2) they require a quality of life.

 

These two things I call the Laws of Life. The Laws of Life are the most basic rules by which all animals (including the human animal) live, and we follow them because we cannot do otherwise. These laws were not handed down from an ancient text, nor are they ideas someone dreamed up. They are observable behaviors, they are how we are, they are our most basic instincts. And even though we may not be able to say how it came to be this way, we know that it is. So for secular morality to work, this must be “believed:” that life is the most precious thing we have, and preserving it, and its quality, are the most important things for us to do. But unlike religious laws, proof is offered before we are asked to believe. Just as we believe in the law of gravity only after it has been demonstrated time and again to be accurate, we believe in the Laws of Life because it is evident that they are true.
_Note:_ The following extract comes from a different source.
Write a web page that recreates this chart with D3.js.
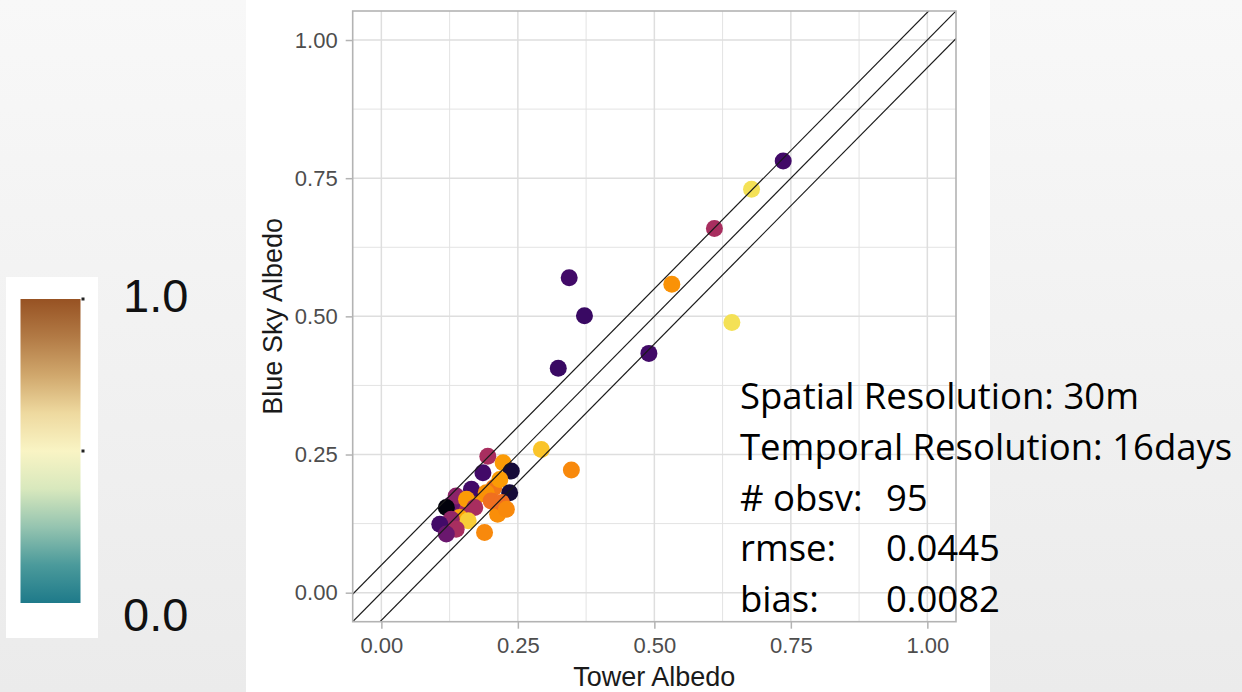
<!DOCTYPE html>
<html>
<head>
<meta charset="utf-8">
<script src="https://cdn.jsdelivr.net/npm/d3@7"></script>
<style>
  html, body { margin: 0; padding: 0; }
  body { width: 1242px; height: 692px; overflow: hidden; }
  text { font-variant-ligatures: none; }
</style>
</head>
<body>
<svg id="chart" width="1242" height="692"></svg>
<script>
// ---------- data ----------
const towerAlbedo = [0.176,0.206,0.153,0.129,0.213,
                     0.195,0.223,0.238,0.186,0.217,0.165,0.235,0.192,0.137,0.156,0.201,0.171,0.220,0.229,0.119,0.143,0.159,0.128,0.107,0.137,0.119,0.189,
                     0.293,0.348,0.324,0.490,0.642,0.372,0.532,0.344,0.610,0.678,0.736];
const blueSkyAlbedo = [0.176,0.190,0.147,0.160,0.142,
                       0.247,0.235,0.220,0.217,0.205,0.187,0.181,0.181,0.175,0.169,0.166,0.154,0.163,0.151,0.154,0.136,0.130,0.133,0.124,0.115,0.106,0.109,
                       0.259,0.222,0.406,0.433,0.489,0.501,0.558,0.570,0.659,0.730,0.781];
const colorValue = [0.78,0.70,0.45,0.30,0.75,
                    0.45,0.78,0.10,0.20,0.78,0.20,0.10,0.76,0.38,0.78,0.68,0.45,0.68,0.74,0.02,0.80,0.88,0.40,0.20,0.45,0.30,0.74,
                    0.86,0.74,0.18,0.20,0.92,0.18,0.76,0.20,0.45,0.92,0.20];
const refOffsets = [0.05, 0, -0.05];
const tickValues = [0, 0.25, 0.5, 0.75, 1];
const minorValues = [0.125, 0.375, 0.625, 0.875];
const statLabels = ["Spatial Resolution: 30m", "Temporal Resolution: 16days", "# obsv:", "rmse:", "bias:"];
const statValues = ["", "", "95", "0.0445", "0.0082"];
const legendLabels = ["1.0", "0.0"];
const legendStops = ["#975223", "#b27a45", "#d0a76c", "#eed99f", "#f9f4c4", "#d8e8bd", "#95c4b0", "#4b9a9b", "#1e7a8a"];

// ---------- setup ----------
const svg = d3.select("#chart");
const defs = svg.append("defs");

const bg = defs.append("linearGradient").attr("id", "bg").attr("x1", 0).attr("x2", 0).attr("y1", 0).attr("y2", 1);
bg.append("stop").attr("offset", "0%").attr("stop-color", "#f8f8f8");
bg.append("stop").attr("offset", "100%").attr("stop-color", "#ebebeb");
svg.append("rect").attr("width", 1242).attr("height", 692).attr("fill", "url(#bg)");

// white chart area
svg.append("rect").attr("x", 246).attr("y", 0).attr("width", 744).attr("height", 692).attr("fill", "#ffffff");

// ---------- scales ----------
const pL = 352.7, pR = 956, pT = 11, pB = 621.7;
const x = d3.scaleLinear().domain([-0.0525, 1.0525]).range([pL, pR]);
const y = d3.scaleLinear().domain([-0.0525, 1.0525]).range([pB, pT]);

defs.append("clipPath").attr("id", "panelClip")
  .append("rect").attr("x", pL).attr("y", pT).attr("width", pR - pL).attr("height", pB - pT);

// grid
const grid = svg.append("g");
grid.selectAll(".vmin").data(minorValues).join("line")
  .attr("x1", d => x(d)).attr("x2", d => x(d)).attr("y1", pT).attr("y2", pB)
  .attr("stroke", "#e3e3e3").attr("stroke-width", 1);
grid.selectAll(".hmin").data(minorValues).join("line")
  .attr("y1", d => y(d)).attr("y2", d => y(d)).attr("x1", pL).attr("x2", pR)
  .attr("stroke", "#e3e3e3").attr("stroke-width", 1);
grid.selectAll(".vmaj").data(tickValues).join("line")
  .attr("x1", d => x(d)).attr("x2", d => x(d)).attr("y1", pT).attr("y2", pB)
  .attr("stroke", "#dedede").attr("stroke-width", 1.5);
grid.selectAll(".hmaj").data(tickValues).join("line")
  .attr("y1", d => y(d)).attr("y2", d => y(d)).attr("x1", pL).attr("x2", pR)
  .attr("stroke", "#dedede").attr("stroke-width", 1.5);

// points
const color = d3.scaleSequential(d3.interpolateInferno).domain([0, 1]);
const pts = towerAlbedo.map((d, i) => ({ x: d, y: blueSkyAlbedo[i], c: colorValue[i] }));
svg.append("g").attr("clip-path", "url(#panelClip)")
  .selectAll("circle").data(pts).join("circle")
  .attr("cx", d => x(d.x)).attr("cy", d => y(d.y)).attr("r", 8.5)
  .attr("fill", d => color(d.c));

// reference lines
const line = d3.line().x(d => x(d[0])).y(d => y(d[1]));
svg.append("g").attr("clip-path", "url(#panelClip)")
  .selectAll("path").data(refOffsets).join("path")
  .attr("d", o => line([[-0.2, -0.2 + o], [1.2, 1.2 + o]]))
  .attr("fill", "none").attr("stroke", "#1a1a1a").attr("stroke-width", 1.2);

// panel border
svg.append("rect").attr("x", pL).attr("y", pT).attr("width", pR - pL).attr("height", pB - pT)
  .attr("fill", "none").attr("stroke", "#b3b3b3").attr("stroke-width", 1.6);

// axes
const fmt = d3.format(".2f");
const xAxis = svg.append("g").attr("transform", `translate(0,${pB})`)
  .call(d3.axisBottom(x).tickValues(tickValues).tickFormat(fmt).tickSize(7).tickPadding(9));
const yAxis = svg.append("g").attr("transform", `translate(${pL},0)`)
  .call(d3.axisLeft(y).tickValues(tickValues).tickFormat(fmt).tickSize(7).tickPadding(8));
[xAxis, yAxis].forEach(a => {
  a.select(".domain").remove();
  a.selectAll(".tick line").attr("stroke", "#b3b3b3").attr("stroke-width", 1.5);
  a.selectAll(".tick text").attr("fill", "#4d4d4d")
    .style("font-family", "'Liberation Sans', Arial, sans-serif").style("font-size", "22px");
});

// axis titles
svg.append("text").attr("x", (pL + pR) / 2).attr("y", 686).attr("text-anchor", "middle")
  .style("font-family", "'Liberation Sans', Arial, sans-serif").style("font-size", "27px").attr("fill", "#1a1a1a")
  .text("Tower Albedo");
svg.append("text").attr("transform", `translate(282,${(pT + pB) / 2}) rotate(-90)`).attr("text-anchor", "middle")
  .style("font-family", "'Liberation Sans', Arial, sans-serif").style("font-size", "27px").attr("fill", "#1a1a1a")
  .text("Blue Sky Albedo");

// stats annotation
const statG = svg.append("g").style("font-family", "'Open Sans', Lato, sans-serif").style("font-size", "36.5px").attr("fill", "#000");
statLabels.forEach((t, i) => {
  statG.append("text").attr("x", 740).attr("y", 409 + i * 50.8).text(t);
  if (statValues[i]) statG.append("text").attr("x", 886).attr("y", 409 + i * 50.8).text(statValues[i]);
});

// colour legend
svg.append("rect").attr("x", 6).attr("y", 277).attr("width", 92).attr("height", 361).attr("fill", "#ffffff");
const lg = defs.append("linearGradient").attr("id", "legGrad").attr("x1", 0).attr("x2", 0).attr("y1", 0).attr("y2", 1);
legendStops.forEach((c, i) => lg.append("stop").attr("offset", (i / (legendStops.length - 1) * 100) + "%").attr("stop-color", c));
const lScale = d3.scaleLinear().domain([0, 1]).range([603, 299]);
svg.append("rect").attr("x", 20.5).attr("y", lScale(1)).attr("width", 60).attr("height", lScale(0) - lScale(1)).attr("fill", "url(#legGrad)");
svg.selectAll(".ldot").data([1, 0.5]).join("rect")
  .attr("x", 81.5).attr("y", d => lScale(d) - 1.5).attr("width", 3).attr("height", 3).attr("fill", "#222");
svg.selectAll(".llab").data(legendLabels).join("text")
  .attr("x", 123).attr("y", (d, i) => i === 0 ? 312 : 631)
  .style("font-family", "'Liberation Sans', Arial, sans-serif").style("font-size", "47px").attr("fill", "#111")
  .text(d => d);
</script>
</body>
</html>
Law #1 needs little explanation–it is the thing that we all are most concerned with. It is the reason we eat, why we breath. Law #2 is also quite self-evident. Both I and my dog would rather eat something we like, and prefer to sleep in a safe and comfortable place. Every other dog and human is the same way. Mere survival is not enough. We could all survive in a cage, but would not want to. Our instinct is not merely to live, but to live in a certain way, and to maintain a certain quality of life.
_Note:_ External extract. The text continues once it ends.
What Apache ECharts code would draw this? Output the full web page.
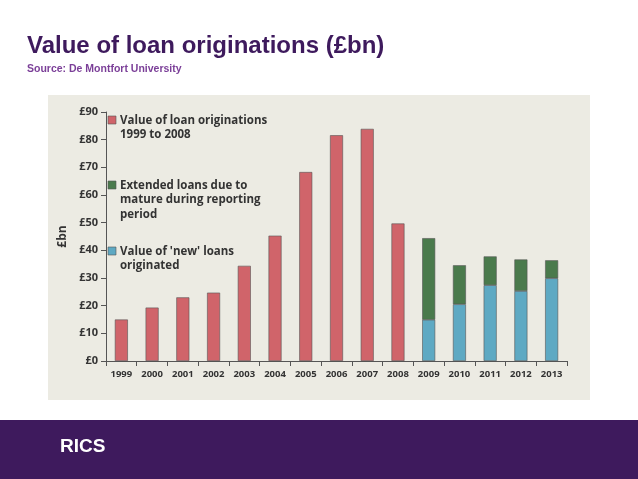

So is this a sufficient basis from which to build a human moral code? Yes. Good and evil can now be defined, not based on some metaphysical idea of God’s character, but on observable phenomena. Good becomes “that which promotes the Laws of Life,” and evil “that which opposes it.” Perhaps the easiest way to see this is to try it out. Let’s look at some challenges to a secular moral code that Christians often use. What is Holy Vible

If there is no God, then why not just do whatever you want?

Since secular morality generally regards “good” as what is good for people, some have made the mistake of thinking that this equals “whatever makes you happy.” Though the pursuit of happiness is a very important part of human existence, it is not the only consideration, and can actually run counter to the Laws of Life. For example, if what makes you happy is stealing, then secular morality can legitimately say that what you are doing is wrong. Why? Because stealing from others opens the door for them to steal from you. And that can lead to many other harmful things, including violence between the thieves and their victims. All this contributes to the destabilization of society, and threatens everyone’s quality of life, including the thief’s. Therefore the Laws of Life provide a solid reason why stealing is wrong.

If morality does not come from God, it can only come from humans and their opinions. In that case, on what moral grounds can secular morality oppose things like rape and murder, since it’s only a matter of one person’s opinion over another?

Rape and murder are wrong for the same reason any act of violence toward another human being is wrong: it ultimately threatens everyone’s life and quality of life. If one person is allowed to rape and kill, then others can do so too, either out of revenge, or because they can choose to. Not only does this threaten everyone’s safety (we all become potential victims), but it threatens a peaceful society. And a peaceful society is necessary to maintain quality of life. Once society is thrown into chaos, basic necessities such as food production and even shelter are threatened. Who will be left to farm and build houses, if we are all busy fighting eachother? Far from being subject to individual or collective whim, a secular morality based on the Laws of Life provides solid rules (and reasons for these rules), that transcend individual interpretation as effectively as any religious morality can.

How would you oppose Hitler and his treatment of the Jews? After all, what the Nazis did was legal in their own country.

Not all laws are moral, and those that are not should be opposed. Remember, secular morality is not merely what people legislate. There must be a reason why something is moral or immoral, or legal or illegal. And these reasons must be grounded in fact, not opinion. Given the fact of the Laws of Life (inasmuch as the law of gravity is a fact), what Hitler did was immoral. For by declaring that one group of humans could be oppressed and killed, he threatened all of humanity. If we accept the persecution of one group, we all become at risk for oppression. Certainly the European countries would have been most aware of that, with the imminent threat of Nazi Germany taking over the entire continent. Who’s to say which group Hitler would decide to exterminate next? And even the Nazis would ultimately be threatened, for if they lost the war, as they soon did, there would be nothing to stop someone from doing the same to them. The behavior of Hitler and his Nazis blatantly violated the Laws of Life, and a secular morality could easily justify opposing it.

If morality means what is good for the most number of people, why not get rid of the weak and the sick?

First, we must remember to define right and wrong in the context of the Laws of Life. Therefore killing the weak and the sick is wrong because it threatens their lives, and it threatens everyone else’s life too, because we will all become weak or sick one day. Plus, killing the weak and the sick comes at a price: we sacrifice a certain amount of our empathy and compassion when we do this. And empathy and compassion are necessary in individuals and society to maintain a good quality of life. With too little empathy from others, our very lives can be at stake.

These are but a few of the moral issues one could address with this sort of secular morality. Not being a philosopher, I cannot tell you just which school of thought this Law of Life thing falls under. I’m sure it’s been developed much more fully by philosphers somewhere. Plus, there is the whole issue of our moral responsibility toward animals that is not covered here. But I believe this Law of Life idea provides a sufficient beginning from which to build a solid human morality based on reason and observation, and shows that secular morality can be quite viable, and even more viable, than the religious alternative.